“You die the way you live.”

I think it is amazing, how we connect our childhood lives to our adult lives. I’ve been listening to Steve Burn’s podcast, you know, the Blue’s Clues guy? And he has a lot of guidance still. I think it’s funny that in a way the man who taught me my shapes is teaching me about how to navigate my 30’s in a way that feels accessible but also not judgemental. I don’t love every thought of course, a few of my edges have hardened since I was 3, but I do love the way he thinks and I think that’s something that was given to us as an extra bonus in a way. Space, the guy likes his space.

So when I was listening to the guy talk and he said those words, “you die the way you live” it actually brought me back to another mentor. One who I had in college. For my last semester of my second year of grad school, that’s right a three yearer here, I took some random art history class that was called “Roman Sarcophagi.” The man who taught the class would show up in a bow-tie, two packs of cookies in tow, and an enthusiasm that would make a power-ranger blush. His name is Mont Allen. And Dr. Allen, let’s give him a proper title, spelling, or neither, talked about Roman Sarcophagi. You might not see the connection yet but I assure you it exists.

Roman Sarcophagi taught me a lot about how narrow my view of the past was. I won’t bore or lecture but there is a lot to be said about connecting geography, writing, and myth. What I learned was that ancient Romans were not very different from modern anythings. The city dwellers wished for a simplistic bucolic life and yet rurality eventually drew people to the booming centers of life. And at the center of that life were dead people. Sarcophagi were adorned with stories larger than life, they showed stories of grand feats, love and death, sea like motifs, and they served as a reminder of an inevitability. Life ends, everyone you love dies, but just like everything in life it’s in the way that you use it. People would invest in their death tombs and stories that they left behind, often having their own likeness carved into the faces of the heroes of the stories that would be told and, in that way, we can learn about who they were. These monoliths were every day occurrences, they were part of ritual and celebration, the dead were asked to join in the lives of the living in this way. Until they were moved deeply outside of towns and we forgot how to live with death.

I urge you to read into Mr. Allen’s work and what he concludes and delivers because the only thing I can offer is an echo of the classes and time I spent talking to him. But from what I could gleam, there is plenty to see in the faces and the stories told on the sides of those glorious corpse eaters.

The stories we leave behind decide how we will be remembered. It is no small thing, carrying on someone’s legacy. But the truth is that it is carved in stone here. Who were you in life, that you would invest in a tale after your death, and more so why that tale, why there? It all comes to intent, it has meaning, it is art because of that. Someone proud of their wealth will depict all of their possessions, knowledge includes the scroll and scribe of the writer, a warrior perhaps will carry on in battle in their death with an army at their back. And we’re here some thousand or two years later still considering these names and actions, and we think about them as people who had something to say.

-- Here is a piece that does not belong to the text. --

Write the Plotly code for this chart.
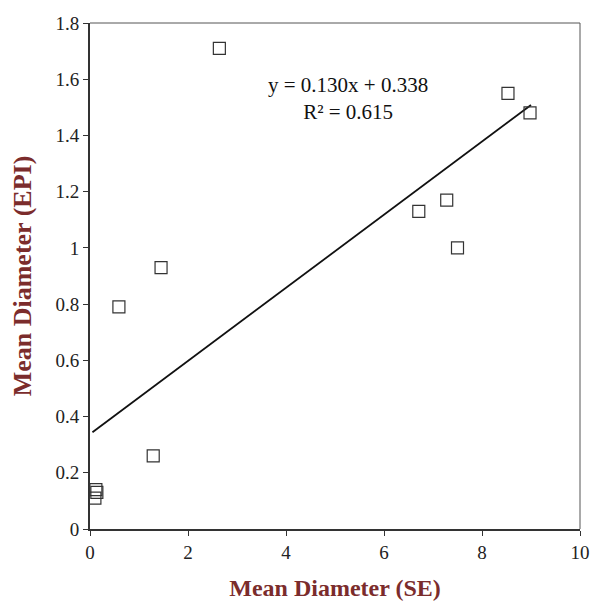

Today we have eulogies. We have wakes. We have pissing contests outside of the bar where they would regularly stake their claim to glory with fists and blood. It is more subtle, but, we still tell our stories when we pass. The Romans looked to death as an unwakeable sleep in which you move from one state of consciousness into unconsciousness and endless dreams. In those endless dreams the moons and sun pass by unable to stir even a thought as the soul slumbers in its next form of life. Not true for all but enough that it seems to hold up. I think it is most commonly similar to how we say “They’re sleeping” to one another in a true sort of comfort. Now their work is done.

Without the poetry and the romance, the words carefully laid out, the intent left behind, what does it mean? I think it has been very simple. The things that you surround yourself with in life will follow you to the grave. It’s not hard to follow that. If you invest in family, that’s who will bury you. If you chase wealth, your money will lay your head to rest. Luxury, imbibe, risk will all accompany you much longer than any living memory. So what you lay in stone, will lay you in stone. So tell your stories to the living, carve your tales while you’re alive, pick the plot where your body lays.

Remember you can never wake up to the sunrise again, one day. You can never rest your head against the warmth of the sun, one day. But every day you can, write how you would like to through your actions and through your words. The world does not tell your story, the things closest to you do.